What is being asked:
Omit any picture, and return the remaining data exactly as written.
▬▬▬
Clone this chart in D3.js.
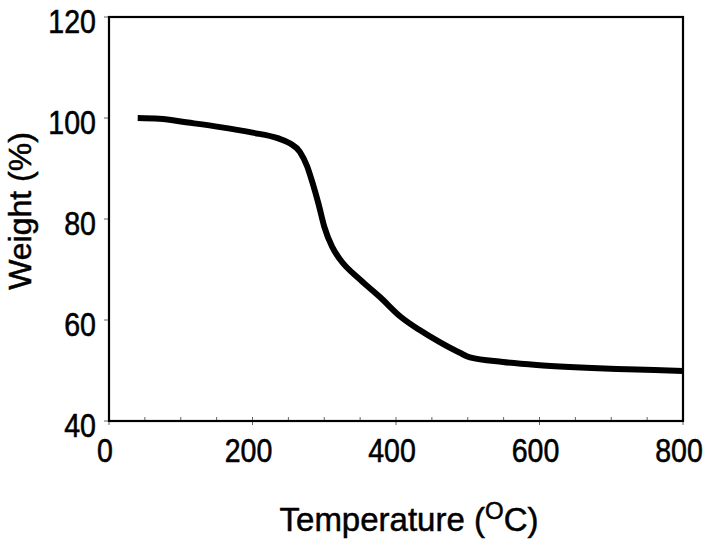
<!DOCTYPE html>
<html>
<head>
<meta charset="utf-8">
<script src="https://cdn.jsdelivr.net/npm/d3@7"></script>
<style>
  html, body { margin: 0; padding: 0; background: #fff; }
  svg { display: block; }
</style>
</head>
<body>
<script>
// Data (TGA curve)
const temperature = [40, 70, 110, 155, 200, 235, 252, 266, 276, 284, 292, 300, 311, 322, 350, 378, 406, 433, 461, 489, 503, 549, 596, 642, 708, 760, 800];
const weight      = [100, 99.85, 99.1, 98.2, 97.1, 96.0, 95.0, 93.3, 90.5, 87.0, 83.0, 78.5, 74.5, 72.0, 68.0, 64.5, 60.7, 58.0, 55.6, 53.5, 52.6, 51.7, 51.1, 50.7, 50.3, 50.1, 49.9];
const xTicks = [0, 200, 400, 600, 800];
const xMinorTicks = [50, 100, 150, 250, 300, 350, 450, 500, 550, 650, 700, 750];
const yTicks = [40, 60, 80, 100, 120];
const xLabel = "Temperature (";
const yLabel = "Weight (%)";

const W = 710, H = 547;
const m = { left: 109, right: 27, top: 17, bottom: 126 };

const svg = d3.select("body").append("svg").attr("width", W).attr("height", H);

const x = d3.scaleLinear().domain([0, 800]).range([m.left, W - m.right]);
const y = d3.scaleLinear().domain([40, 120]).range([H - m.bottom, m.top]);

const tickFont = "'Liberation Sans', Arial, sans-serif";

// minor ticks (inside, along x axis)
svg.append("g").selectAll("line").data(xMinorTicks.concat(xTicks)).join("line")
  .attr("x1", d => x(d)).attr("x2", d => x(d))
  .attr("y1", y(40)).attr("y2", y(40) - 4)
  .attr("stroke", "#666").attr("stroke-width", 1);

// y ticks (outside)
svg.append("g").selectAll("line").data(yTicks).join("line")
  .attr("x1", x(0) - 5).attr("x2", x(0))
  .attr("y1", d => y(d)).attr("y2", d => y(d))
  .attr("stroke", "#666").attr("stroke-width", 1);

// x major ticks outside (small)
svg.append("g").selectAll("line").data(xTicks).join("line")
  .attr("x1", d => x(d)).attr("x2", d => x(d))
  .attr("y1", y(40)).attr("y2", y(40) + 4)
  .attr("stroke", "#666").attr("stroke-width", 1);

// frame
svg.append("rect")
  .attr("x", x(0)).attr("y", y(120))
  .attr("width", x(800) - x(0)).attr("height", y(40) - y(120))
  .attr("fill", "none").attr("stroke", "#000").attr("stroke-width", 2.2);

// tick labels (condensed look)
svg.append("g").selectAll("text").data(xTicks).join("text")
  .attr("transform", d => `translate(${x(d) - 4},${y(40) + 41}) scale(0.84,1)`)
  .attr("text-anchor", "middle")
  .attr("font-family", tickFont).attr("font-size", 34)
  .attr("fill", "#000").attr("stroke", "#000").attr("stroke-width", 0.6)
  .text(d => d);

svg.append("g").selectAll("text").data(yTicks).join("text")
  .attr("transform", d => `translate(${x(0) - 13},${y(d) + 16}) scale(0.84,1)`)
  .attr("text-anchor", "end")
  .attr("font-family", tickFont).attr("font-size", 34)
  .attr("fill", "#000").attr("stroke", "#000").attr("stroke-width", 0.6)
  .text(d => d);

// axis titles
const xt = svg.append("text")
  .attr("x", 409).attr("y", 531)
  .attr("text-anchor", "middle")
  .attr("font-family", "'Liberation Sans', Arial, sans-serif")
  .attr("font-size", 33).attr("fill", "#000")
  .attr("stroke", "#000").attr("stroke-width", 0.5);
xt.append("tspan").text(xLabel);
xt.append("tspan").attr("dy", -12).attr("font-size", 24).text("O");
xt.append("tspan").attr("dy", 12).text("C)");

svg.append("text")
  .attr("transform", "translate(31,211) rotate(-90)")
  .attr("text-anchor", "middle")
  .attr("font-family", "'Liberation Sans', Arial, sans-serif")
  .attr("font-size", 32).attr("fill", "#000")
  .attr("stroke", "#000").attr("stroke-width", 0.5)
  .text(yLabel);

// curve
const pts = temperature.map((t, i) => [t, weight[i]]);
svg.append("path")
  .datum(pts)
  .attr("fill", "none").attr("stroke", "#000")
  .attr("stroke-width", 6)
  .attr("d", d3.line().x(d => x(d[0])).y(d => y(d[1])).curve(d3.curveMonotoneX));
</script>
</body>
</html>
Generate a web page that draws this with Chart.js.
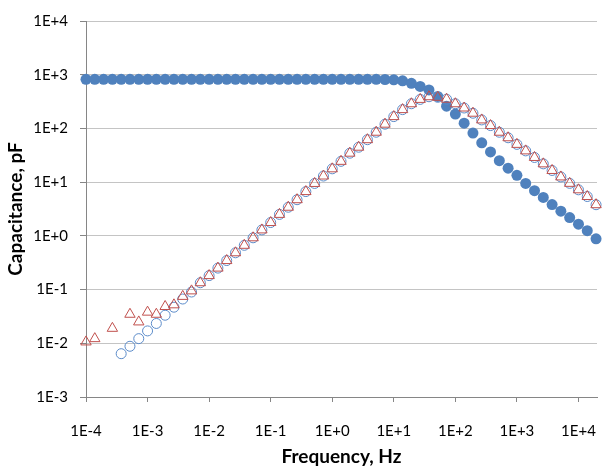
▬▬▬
The answer:
Clone this chart in D3.js.
<!DOCTYPE html>
<html>
<head>
<meta charset="utf-8">
<script src="https://cdn.jsdelivr.net/npm/d3@7"></script>
<style>
  html, body { margin: 0; padding: 0; background: #fff; }
  svg { display: block; }
</style>
</head>
<body>
<script>
// Data (TGA curve)
const temperature = [40, 70, 110, 155, 200, 235, 252, 266, 276, 284, 292, 300, 311, 322, 350, 378, 406, 433, 461, 489, 503, 549, 596, 642, 708, 760, 800];
const weight      = [100, 99.85, 99.1, 98.2, 97.1, 96.0, 95.0, 93.3, 90.5, 87.0, 83.0, 78.5, 74.5, 72.0, 68.0, 64.5, 60.7, 58.0, 55.6, 53.5, 52.6, 51.7, 51.1, 50.7, 50.3, 50.1, 49.9];
const xTicks = [0, 200, 400, 600, 800];
const xMinorTicks = [50, 100, 150, 250, 300, 350, 450, 500, 550, 650, 700, 750];
const yTicks = [40, 60, 80, 100, 120];
const xLabel = "Temperature (";
const yLabel = "Weight (%)";

const W = 710, H = 547;
const m = { left: 109, right: 27, top: 17, bottom: 126 };

const svg = d3.select("body").append("svg").attr("width", W).attr("height", H);

const x = d3.scaleLinear().domain([0, 800]).range([m.left, W - m.right]);
const y = d3.scaleLinear().domain([40, 120]).range([H - m.bottom, m.top]);

const tickFont = "'Liberation Sans', Arial, sans-serif";

// minor ticks (inside, along x axis)
svg.append("g").selectAll("line").data(xMinorTicks.concat(xTicks)).join("line")
  .attr("x1", d => x(d)).attr("x2", d => x(d))
  .attr("y1", y(40)).attr("y2", y(40) - 4)
  .attr("stroke", "#666").attr("stroke-width", 1);

// y ticks (outside)
svg.append("g").selectAll("line").data(yTicks).join("line")
  .attr("x1", x(0) - 5).attr("x2", x(0))
  .attr("y1", d => y(d)).attr("y2", d => y(d))
  .attr("stroke", "#666").attr("stroke-width", 1);

// x major ticks outside (small)
svg.append("g").selectAll("line").data(xTicks).join("line")
  .attr("x1", d => x(d)).attr("x2", d => x(d))
  .attr("y1", y(40)).attr("y2", y(40) + 4)
  .attr("stroke", "#666").attr("stroke-width", 1);

// frame
svg.append("rect")
  .attr("x", x(0)).attr("y", y(120))
  .attr("width", x(800) - x(0)).attr("height", y(40) - y(120))
  .attr("fill", "none").attr("stroke", "#000").attr("stroke-width", 2.2);

// tick labels (condensed look)
svg.append("g").selectAll("text").data(xTicks).join("text")
  .attr("transform", d => `translate(${x(d) - 4},${y(40) + 41}) scale(0.84,1)`)
  .attr("text-anchor", "middle")
  .attr("font-family", tickFont).attr("font-size", 34)
  .attr("fill", "#000").attr("stroke", "#000").attr("stroke-width", 0.6)
  .text(d => d);

svg.append("g").selectAll("text").data(yTicks).join("text")
  .attr("transform", d => `translate(${x(0) - 13},${y(d) + 16}) scale(0.84,1)`)
  .attr("text-anchor", "end")
  .attr("font-family", tickFont).attr("font-size", 34)
  .attr("fill", "#000").attr("stroke", "#000").attr("stroke-width", 0.6)
  .text(d => d);

// axis titles
const xt = svg.append("text")
  .attr("x", 409).attr("y", 531)
  .attr("text-anchor", "middle")
  .attr("font-family", "'Liberation Sans', Arial, sans-serif")
  .attr("font-size", 33).attr("fill", "#000")
  .attr("stroke", "#000").attr("stroke-width", 0.5);
xt.append("tspan").text(xLabel);
xt.append("tspan").attr("dy", -12).attr("font-size", 24).text("O");
xt.append("tspan").attr("dy", 12).text("C)");

svg.append("text")
  .attr("transform", "translate(31,211) rotate(-90)")
  .attr("text-anchor", "middle")
  .attr("font-family", "'Liberation Sans', Arial, sans-serif")
  .attr("font-size", 32).attr("fill", "#000")
  .attr("stroke", "#000").attr("stroke-width", 0.5)
  .text(yLabel);

// curve
const pts = temperature.map((t, i) => [t, weight[i]]);
svg.append("path")
  .datum(pts)
  .attr("fill", "none").attr("stroke", "#000")
  .attr("stroke-width", 6)
  .attr("d", d3.line().x(d => x(d[0])).y(d => y(d[1])).curve(d3.curveMonotoneX));
</script>
</body>
</html>
Generate a web page that draws this with Chart.js.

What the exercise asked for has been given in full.